Obama’s ‘new’ economics are not principled — even by liberal standards. He cannot pass the blame to congress, even though the current majority is culpable. Without economic principles, liberals are simply winging it. Their positions are no longer about morals and principles, they are about assigning undue blame. The bigger the mess they create, the more blame to go around. The liberals seem to believe that if they succeed in creating a big enough mess, they will succeed in blaming everything wrong on somebody else.
The big problem with Keynsianism is that surpluses do not take money out of the economy as Keynes believed. He believed that when money was put in banks it sat there, doing no good for anybody. However, like most of his beliefs, he was completely wrong. When banks have deposits, they turn around and lend those deposits to people. The people use those loans to do all kinds of things, from buying homes, cars and stereos, to starting their own businesses.
Keynes idea of pulling money out of the economy via surpluses, and putting it back in via deficit spending is flawed, becaus all his policies do, even when properly followed, is to move money from one economic pocket to another.
Maybe now would be a good time to float another Lewinski and then blame Obama for taking his eye off the ball…..oh, right that GOBP trick has already been used.

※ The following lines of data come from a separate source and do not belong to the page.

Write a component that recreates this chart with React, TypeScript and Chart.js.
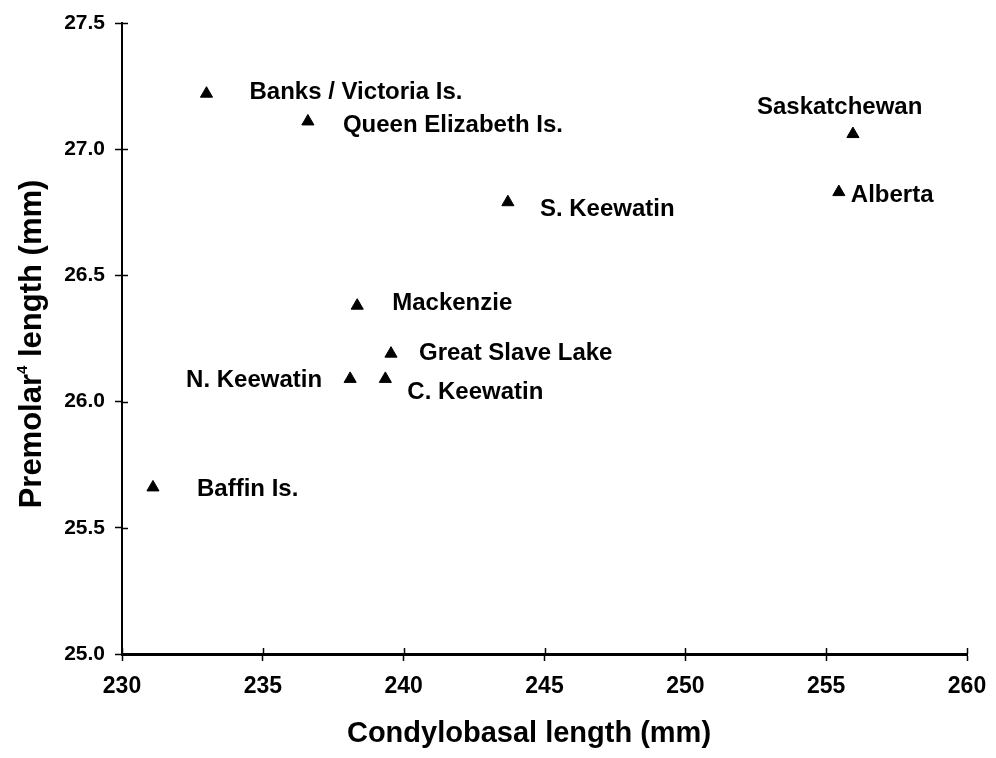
import React, { useEffect, useRef } from "react";
import { Chart, registerables } from "chart.js";

Chart.register(...registerables);

// ---- data ----
const regions = [
  "Banks / Victoria Is.",
  "Queen Elizabeth Is.",
  "Saskatchewan",
  "Alberta",
  "S. Keewatin",
  "Mackenzie",
  "Great Slave Lake",
  "N. Keewatin",
  "C. Keewatin",
  "Baffin Is.",
];
const condylobasalLength = [233.0, 236.6, 255.95, 255.45, 243.7, 238.35, 239.55, 238.1, 239.35, 231.1];
const premolarLength = [27.22, 27.11, 27.06, 26.83, 26.79, 26.38, 26.19, 26.09, 26.09, 25.66];
const xTickValues = [230, 235, 240, 245, 250, 255, 260];
const yTickValues = [25.0, 25.5, 26.0, 26.5, 27.0, 27.5];
const xTitle = "Condylobasal length (mm)";
const yTitleParts = ["Premolar", "4", " length (mm)"];

// ---- label placement (pixel offsets from the marker) ----
const labelPlacement: Record<string, { dx: number; dy: number; align: CanvasTextAlign }> = {
  "Banks / Victoria Is.": { dx: 43, dy: -1, align: "left" },
  "Queen Elizabeth Is.": { dx: 35, dy: 4, align: "left" },
  "Saskatchewan": { dx: -96, dy: -27, align: "left" },
  "Alberta": { dx: 12, dy: 3, align: "left" },
  "S. Keewatin": { dx: 32, dy: 7, align: "left" },
  "Mackenzie": { dx: 35, dy: -2, align: "left" },
  "Great Slave Lake": { dx: 28, dy: 0, align: "left" },
  "N. Keewatin": { dx: -28, dy: 1, align: "right" },
  "C. Keewatin": { dx: 22, dy: 13, align: "left" },
  "Baffin Is.": { dx: 44, dy: 2, align: "left" },
};

const FONT = '"Liberation Sans", Arial, Helvetica, sans-serif';

const decorPlugin = {
  id: "decor",
  afterDraw(chart: any) {
    const ctx = chart.ctx as CanvasRenderingContext2D;
    const xs = chart.scales.x;
    const ys = chart.scales.y;
    const area = chart.chartArea;
    ctx.save();
    // inner tick marks
    ctx.strokeStyle = "#000";
    ctx.lineWidth = 1.5;
    xTickValues.forEach((v) => {
      const px = Math.round(xs.getPixelForValue(v)) + 0.5;
      ctx.beginPath();
      ctx.moveTo(px, area.bottom);
      ctx.lineTo(px, area.bottom - 6);
      ctx.stroke();
    });
    yTickValues.forEach((v) => {
      const py = Math.round(ys.getPixelForValue(v)) + 0.5;
      ctx.beginPath();
      ctx.moveTo(area.left, py);
      ctx.lineTo(area.left + 6, py);
      ctx.stroke();
    });
    // point labels
    const meta = chart.getDatasetMeta(0);
    ctx.fillStyle = "#000";
    ctx.font = `bold 24px ${FONT}`;
    ctx.textBaseline = "middle";
    meta.data.forEach((el: any, i: number) => {
      const name = regions[i];
      const p = labelPlacement[name];
      ctx.textAlign = p.align;
      ctx.fillText(name, el.x + p.dx, el.y + p.dy);
    });
    // x axis title
    ctx.font = `bold 29px ${FONT}`;
    ctx.textAlign = "center";
    ctx.textBaseline = "middle";
    ctx.fillText(xTitle, 529, 734);
    // y axis title with superscript
    const bigFont = `bold 31px ${FONT}`;
    const smallFont = `bold 15px ${FONT}`;
    ctx.font = bigFont;
    const w0 = ctx.measureText(yTitleParts[0]).width;
    const w2 = ctx.measureText(yTitleParts[2]).width;
    ctx.font = smallFont;
    const w1 = ctx.measureText(yTitleParts[1]).width;
    const total = w0 + w1 + w2;
    ctx.translate(30, 344);
    ctx.rotate(-Math.PI / 2);
    ctx.textAlign = "left";
    ctx.textBaseline = "alphabetic";
    let cx = -total / 2;
    const base = 11;
    ctx.font = bigFont;
    ctx.fillText(yTitleParts[0], cx, base);
    cx += w0;
    ctx.font = smallFont;
    ctx.fillText(yTitleParts[1], cx, base - 14);
    cx += w1;
    ctx.font = bigFont;
    ctx.fillText(yTitleParts[2], cx, base);
    ctx.restore();
  },
};

export default function App() {
  const canvasRef = useRef<HTMLCanvasElement | null>(null);

  useEffect(() => {
    document.body.style.margin = "0";
    const canvas = canvasRef.current!;
    const chart = new Chart(canvas, {
      type: "scatter",
      data: {
        datasets: [
          {
            label: "Regions",
            data: condylobasalLength.map((x, i) => ({ x, y: premolarLength[i] })),
            pointStyle: "triangle",
            pointRadius: 7,
            pointBackgroundColor: "#000",
            pointBorderColor: "#000",
            pointBorderWidth: 1,
          },
        ],
      },
      plugins: [decorPlugin],
      options: {
        animation: false,
        responsive: false,
        devicePixelRatio: 1,
        layout: { padding: { left: 0, right: 29, top: 23, bottom: 0 } },
        plugins: { legend: { display: false }, tooltip: { enabled: false } },
        scales: {
          x: {
            type: "linear",
            min: 230,
            max: 260,
            afterBuildTicks: (s: any) => {
              s.ticks = xTickValues.map((v) => ({ value: v }));
            },
            afterFit: (s: any) => {
              s.height = 104;
              s.paddingLeft = 0;
              s.paddingRight = 0;
            },
            ticks: {
              color: "#000",
              font: { family: FONT, size: 23, weight: "bold" },
              padding: 12,
              maxRotation: 0,
              callback: (v: any) => String(v),
            },
            grid: {
              drawOnChartArea: false,
              drawTicks: true,
              tickLength: 7,
              tickColor: "#000",
              tickWidth: 1.5,
            },
            border: { display: true, color: "#000", width: 3 },
          },
          y: {
            type: "linear",
            min: 25,
            max: 27.5,
            afterBuildTicks: (s: any) => {
              s.ticks = yTickValues.map((v) => ({ value: v }));
            },
            afterFit: (s: any) => {
              s.width = 122;
              s.paddingTop = 0;
              s.paddingBottom = 0;
            },
            ticks: {
              color: "#000",
              font: { family: FONT, size: 21, weight: "bold" },
              padding: 10,
              callback: (v: any) => Number(v).toFixed(1),
            },
            grid: {
              drawOnChartArea: false,
              drawTicks: true,
              tickLength: 7,
              tickColor: "#000",
              tickWidth: 1.5,
            },
            border: { display: true, color: "#000", width: 2 },
          },
        },
      },
    });
    return () => chart.destroy();
  }, []);

  return (
    <div style={{ position: "absolute", left: 0, top: 0, width: 996, height: 758, background: "#fff" }}>
      <canvas ref={canvasRef} width={996} height={758} style={{ width: 996, height: 758 }} />
    </div>
  );
}
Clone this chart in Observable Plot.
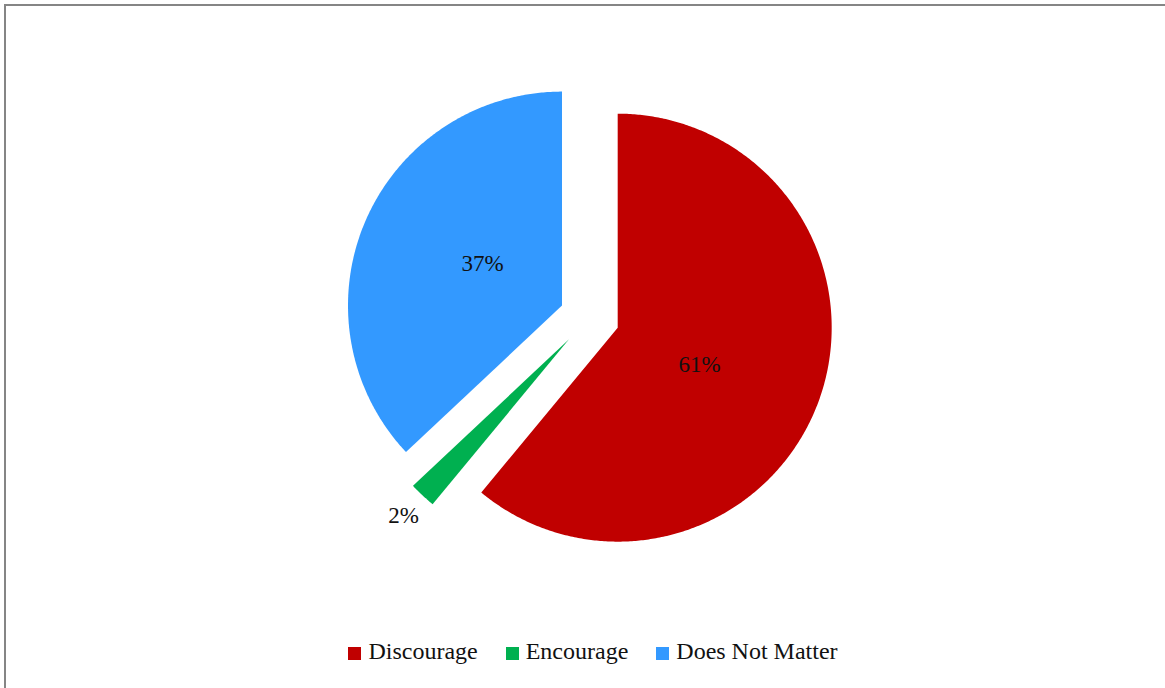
<!DOCTYPE html>
<html>
<head>
<meta charset="utf-8">
<script src="https://cdn.jsdelivr.net/npm/d3@7"></script>
<script src="https://cdn.jsdelivr.net/npm/@observablehq/plot@0.6"></script>
<style>
  html, body { margin: 0; padding: 0; background: #fff; width: 1165px; height: 688px; overflow: hidden; }
  #frame { position: absolute; left: 4px; top: 4px; width: 1400px; height: 900px;
           border-left: 2px solid #858585; border-top: 2px solid #858585; border-right: none; border-bottom: none;
           pointer-events: none; }
  #chart { position: absolute; left: 0; top: 0; }
  #legend { position: absolute; left: 0; width: 1186px; top: 637px; height: 28px;
            display: flex; justify-content: center; align-items: center;
            font-family: "Liberation Serif", "Times New Roman", serif; font-size: 24px; color: #111; }
  .item { display: flex; align-items: center; margin: 0 14px; }
  .sw { width: 13px; height: 13px; margin-right: 7px; margin-top: 5px; }
</style>
</head>
<body>
<div id="chart"></div>
<div id="frame"></div>
<div id="legend"></div>
<script>
const categories = ["Discourage", "Encourage", "Does Not Matter"];
const values = [61, 2, 37];
const labels = ["61%", "2%", "37%"];
const colors = ["#C00000", "#00B050", "#3399FF"];

// layout (pixels)
const W = 1165, H = 620;
const cx = 589, cy = 317, R = 214;   // pie centre and radius
const explode = 0.14;                 // explosion as fraction of radius
const insideLabelR = 0.42, outsideLabelR = 1.13;
const labelTurn = 4.5 * Math.PI / 180; // label angular nudge

const pie = d3.pie().sort(null).value(d => d.value).startAngle(0).endAngle(2 * Math.PI);
const rows = categories.map((c, i) => ({category: c, value: values[i], label: labels[i]}));
const arcs = pie(rows);

const pts = [];
const labelPts = [];
for (const a of arcs) {
  const mid = (a.startAngle + a.endAngle) / 2;
  const ox = explode * Math.sin(mid), oy = explode * Math.cos(mid);
  pts.push({category: a.data.category, x: ox, y: oy});
  const n = Math.max(4, Math.ceil((a.endAngle - a.startAngle) / (Math.PI / 360)));
  for (let k = 0; k <= n; k++) {
    const t = a.startAngle + (a.endAngle - a.startAngle) * k / n;
    pts.push({category: a.data.category, x: ox + Math.sin(t), y: oy + Math.cos(t)});
  }
  pts.push({category: a.data.category, x: ox, y: oy});
  const small = a.data.value < 5;
  const lr = small ? outsideLabelR : insideLabelR;
  const la = small ? mid : mid + labelTurn;
  labelPts.push({label: a.data.label, x: ox + lr * Math.sin(la), y: oy + lr * Math.cos(la)});
}

const chart = Plot.plot({
  width: W, height: H,
  marginLeft: 0, marginRight: 0, marginTop: 0, marginBottom: 0,
  style: {background: "transparent", fontFamily: "'Liberation Serif', 'Times New Roman', serif"},
  x: {domain: [-cx / R, (W - cx) / R], axis: null},
  y: {domain: [(cy - H) / R, cy / R], axis: null},
  color: {domain: categories, range: colors},
  marks: [
    Plot.line(pts, {x: "x", y: "y", z: "category", fill: "category", stroke: "none", curve: "linear"}),
    Plot.text(labelPts, {x: "x", y: "y", text: "label", fontSize: 23, fill: "#111"})
  ]
});
document.getElementById("chart").appendChild(chart);

const legend = document.getElementById("legend");
categories.forEach((c, i) => {
  const it = document.createElement("div");
  it.className = "item";
  const sw = document.createElement("div");
  sw.className = "sw";
  sw.style.background = colors[i];
  const tx = document.createElement("span");
  tx.textContent = c;
  it.appendChild(sw); it.appendChild(tx);
  legend.appendChild(it);
});
</script>
</body>
</html>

Spending and debt may be the top 2 midterm campaign issues, but the regulatory obstructionism that barred foreign skimmers from mitigating the oil spill SHOULD be #1. I read about the Dutch offer on day 5 (rejected by the EPA, and the Jones Act issue) in the Canadian press last week, and America’s media has been totally silent. The clean-up failure was not incompetence, it was a deliberate political decision that has to be exposed.